Given instruction: Below are some records; give them all again exactly, but not the pictures.

Task input:
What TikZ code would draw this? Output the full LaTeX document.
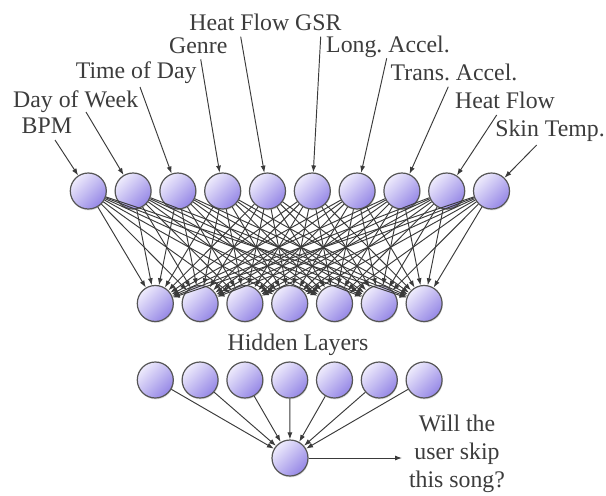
\documentclass[tikz,border=0pt]{standalone}
\usepackage{fontspec}
\setmainfont{Liberation Serif}
\newfontfamily\labfont{Liberation Serif}
\usetikzlibrary{arrows.meta,shadows}
\definecolor{txtgray}{HTML}{3C3C3C}
\definecolor{linegray}{HTML}{3A3A3A}
\definecolor{nlight}{HTML}{EEEBFC}
\definecolor{ndark}{HTML}{9587E6}
\definecolor{nborder}{HTML}{555555}
\frenchspacing
\begin{document}
\begin{tikzpicture}[x=1pt,y=-1pt,
  neuron/.style={circle,minimum size=36pt,inner sep=0pt,draw=nborder,line width=1.2pt,
    top color=nlight,bottom color=ndark,shading angle=45,
    drop shadow={opacity=0.25,shadow xshift=0.6pt,shadow yshift=-1.4pt}},
  lab/.style={font=\labfont\fontsize{23.8}{28}\selectfont,text=txtgray,inner sep=0pt,anchor=base},
  conn/.style={draw=linegray,line width=0.95pt,-{Latex[length=7pt,width=5pt]}}]
\useasboundingbox (0,0) rectangle (606,496);
% input layer
\foreach \i in {1,...,10}{
  \node[neuron] (t\i) at ({88.3+44.8*(\i-1)},191) {};
}
% hidden layer 1
\foreach \j in {1,...,7}{
  \node[neuron] (h\j) at ({155.3+44.8*(\j-1)},303.5) {};
}
% hidden layer 2
\foreach \j in {1,...,7}{
  \node[neuron] (g\j) at ({155.3+44.8*(\j-1)},380) {};
}
\node[neuron] (out) at (290,458) {};
% labels
\node[lab] (l1) at (46.8,133) {BPM};
\node[lab] (l2) at (75.7,107) {Day of Week};
\node[lab] (l3) at (136.2,78.5) {Time of Day};
\node[lab] (l4) at (198.3,53) {Genre};
\node[lab] (l5) at (265.5,30.5) {Heat Flow GSR};
\node[lab] (l7) at (388,52) {Long. Accel.};
\node[lab] (l8) at (454,80) {Trans. Accel.};
\node[lab] (l9) at (505,108) {Heat Flow};
\node[lab] (l10) at (550,136) {Skin Temp.};
\node[lab] (hid) at (298,350) {Hidden Layers};
\node[lab,anchor=center,align=center] (ans) at (457,454) {Will the\\user skip\\this song?};
% arrow start points
\coordinate (s1) at (55,140);
\coordinate (s2) at (86,112);
\coordinate (s3) at (140,87);
\coordinate (s4) at (200.7,59.3);
\coordinate (s5) at (240.7,36.7);
\coordinate (s6) at (320.7,36.7);
\coordinate (s7) at (386.7,58.3);
\coordinate (s8) at (448.3,86.7);
\coordinate (s9) at (496.7,115);
\coordinate (s10) at (536.7,145);
\foreach \i in {1,...,10}{
  \draw[conn] (s\i) -- (t\i);
}
% full connections input -> hidden 1
\foreach \i in {1,...,10}{
  \foreach \j in {1,...,7}{
    \draw[conn] (t\i) -- (h\j);
  }
}
% hidden 2 -> output
\foreach \j in {1,...,7}{
  \draw[conn] (g\j) -- (out);
}
\coordinate (aend) at (402,458);
\draw[conn] (out) -- (aend);
\end{tikzpicture}
\end{document}
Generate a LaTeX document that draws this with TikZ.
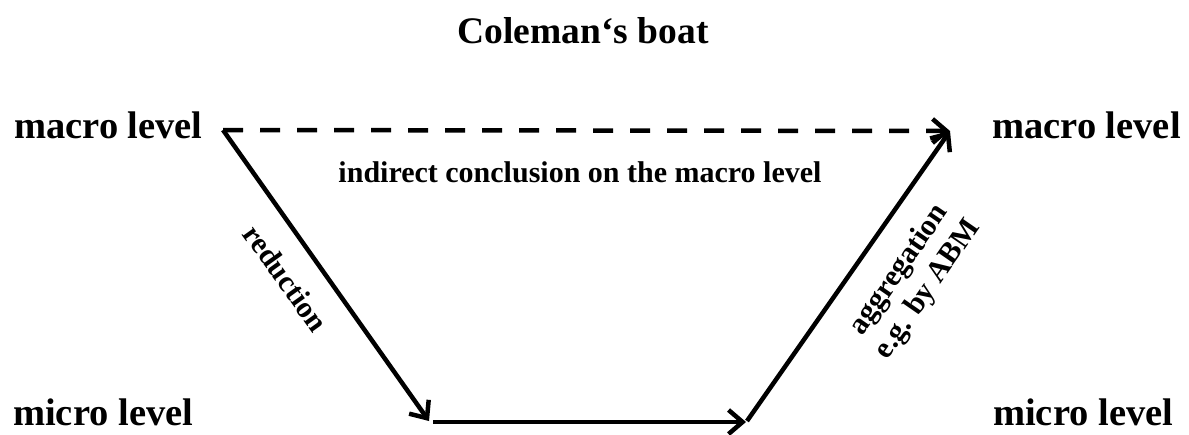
\documentclass[tikz,border=0pt]{standalone}
\usepackage{fontspec}
\setmainfont{Liberation Serif}
\usetikzlibrary{arrows.meta}
\tikzset{
  lvl/.style={font=\fontsize{38.5}{40}\selectfont\bfseries, inner sep=0pt, anchor=base west},
  lbl/.style={font=\fontsize{30}{35}\selectfont\bfseries, inner sep=0pt},
  ttl/.style={font=\fontsize{37.5}{40}\selectfont\bfseries, inner sep=0pt, anchor=base},
  conn/.style={line width=4.5pt, -{Straight Barb[length=14pt, width=24pt, line width=4.5pt]}},
  dconn/.style={conn, dash pattern=on 20pt off 17pt}
}
\begin{document}
\begin{tikzpicture}[x=1pt, y=-1pt]
\useasboundingbox (0,0) rectangle (1189,434);
% title
\node[ttl] (title) at (583,43) {Coleman‘s boat};
% level labels
\node[lvl] (macroL) at (14,138) {macro level};
\node[lvl] (macroR) at (992,138) {macro level};
\node[lvl] (microL) at (13,425) {micro level};
\node[lvl] (microR) at (993,425) {micro level};
% connector points
\coordinate (A) at (223,130);
\coordinate (B1) at (429,421);
\coordinate (B2) at (433,422);
\coordinate (C1) at (746,422);
\coordinate (C2) at (747,421);
\coordinate (D) at (950,131);
% connectors
\draw[dconn] (A) -- (D);
\draw[conn] (A) -- (B1);
\draw[conn] (B2) -- (C1);
\draw[conn] (C2) -- (D);
% connector labels
\node[lbl, anchor=base] (indirect) at (580,182) {indirect conclusion on the macro level};
\node[lbl, rotate=-54.4] (reduction) at (286,278) {reduction};
\node[lbl, rotate=55.3, align=center] (aggr) at (914,280) {aggregation\\e.g. by ABM};
\end{tikzpicture}
\end{document}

Solution to the exercise:
What TikZ code would draw this? Output the full LaTeX document.
\documentclass[tikz,border=0pt]{standalone}
\usepackage{fontspec}
\setmainfont{Liberation Serif}
\newfontfamily\labfont{Liberation Serif}
\usetikzlibrary{arrows.meta,shadows}
\definecolor{txtgray}{HTML}{3C3C3C}
\definecolor{linegray}{HTML}{3A3A3A}
\definecolor{nlight}{HTML}{EEEBFC}
\definecolor{ndark}{HTML}{9587E6}
\definecolor{nborder}{HTML}{555555}
\frenchspacing
\begin{document}
\begin{tikzpicture}[x=1pt,y=-1pt,
  neuron/.style={circle,minimum size=36pt,inner sep=0pt,draw=nborder,line width=1.2pt,
    top color=nlight,bottom color=ndark,shading angle=45,
    drop shadow={opacity=0.25,shadow xshift=0.6pt,shadow yshift=-1.4pt}},
  lab/.style={font=\labfont\fontsize{23.8}{28}\selectfont,text=txtgray,inner sep=0pt,anchor=base},
  conn/.style={draw=linegray,line width=0.95pt,-{Latex[length=7pt,width=5pt]}}]
\useasboundingbox (0,0) rectangle (606,496);
% input layer
\foreach \i in {1,...,10}{
  \node[neuron] (t\i) at ({88.3+44.8*(\i-1)},191) {};
}
% hidden layer 1
\foreach \j in {1,...,7}{
  \node[neuron] (h\j) at ({155.3+44.8*(\j-1)},303.5) {};
}
% hidden layer 2
\foreach \j in {1,...,7}{
  \node[neuron] (g\j) at ({155.3+44.8*(\j-1)},380) {};
}
\node[neuron] (out) at (290,458) {};
% labels
\node[lab] (l1) at (46.8,133) {BPM};
\node[lab] (l2) at (75.7,107) {Day of Week};
\node[lab] (l3) at (136.2,78.5) {Time of Day};
\node[lab] (l4) at (198.3,53) {Genre};
\node[lab] (l5) at (265.5,30.5) {Heat Flow GSR};
\node[lab] (l7) at (388,52) {Long. Accel.};
\node[lab] (l8) at (454,80) {Trans. Accel.};
\node[lab] (l9) at (505,108) {Heat Flow};
\node[lab] (l10) at (550,136) {Skin Temp.};
\node[lab] (hid) at (298,350) {Hidden Layers};
\node[lab,anchor=center,align=center] (ans) at (457,454) {Will the\\user skip\\this song?};
% arrow start points
\coordinate (s1) at (55,140);
\coordinate (s2) at (86,112);
\coordinate (s3) at (140,87);
\coordinate (s4) at (200.7,59.3);
\coordinate (s5) at (240.7,36.7);
\coordinate (s6) at (320.7,36.7);
\coordinate (s7) at (386.7,58.3);
\coordinate (s8) at (448.3,86.7);
\coordinate (s9) at (496.7,115);
\coordinate (s10) at (536.7,145);
\foreach \i in {1,...,10}{
  \draw[conn] (s\i) -- (t\i);
}
% full connections input -> hidden 1
\foreach \i in {1,...,10}{
  \foreach \j in {1,...,7}{
    \draw[conn] (t\i) -- (h\j);
  }
}
% hidden 2 -> output
\foreach \j in {1,...,7}{
  \draw[conn] (g\j) -- (out);
}
\coordinate (aend) at (402,458);
\draw[conn] (out) -- (aend);
\end{tikzpicture}
\end{document}
Generate a LaTeX document that draws this with TikZ.
\documentclass[tikz,border=0pt]{standalone}
\usepackage{fontspec}
\setmainfont{Liberation Serif}
\usetikzlibrary{arrows.meta}
\tikzset{
  lvl/.style={font=\fontsize{38.5}{40}\selectfont\bfseries, inner sep=0pt, anchor=base west},
  lbl/.style={font=\fontsize{30}{35}\selectfont\bfseries, inner sep=0pt},
  ttl/.style={font=\fontsize{37.5}{40}\selectfont\bfseries, inner sep=0pt, anchor=base},
  conn/.style={line width=4.5pt, -{Straight Barb[length=14pt, width=24pt, line width=4.5pt]}},
  dconn/.style={conn, dash pattern=on 20pt off 17pt}
}
\begin{document}
\begin{tikzpicture}[x=1pt, y=-1pt]
\useasboundingbox (0,0) rectangle (1189,434);
% title
\node[ttl] (title) at (583,43) {Coleman‘s boat};
% level labels
\node[lvl] (macroL) at (14,138) {macro level};
\node[lvl] (macroR) at (992,138) {macro level};
\node[lvl] (microL) at (13,425) {micro level};
\node[lvl] (microR) at (993,425) {micro level};
% connector points
\coordinate (A) at (223,130);
\coordinate (B1) at (429,421);
\coordinate (B2) at (433,422);
\coordinate (C1) at (746,422);
\coordinate (C2) at (747,421);
\coordinate (D) at (950,131);
% connectors
\draw[dconn] (A) -- (D);
\draw[conn] (A) -- (B1);
\draw[conn] (B2) -- (C1);
\draw[conn] (C2) -- (D);
% connector labels
\node[lbl, anchor=base] (indirect) at (580,182) {indirect conclusion on the macro level};
\node[lbl, rotate=-54.4] (reduction) at (286,278) {reduction};
\node[lbl, rotate=55.3, align=center] (aggr) at (914,280) {aggregation\\e.g. by ABM};
\end{tikzpicture}
\end{document}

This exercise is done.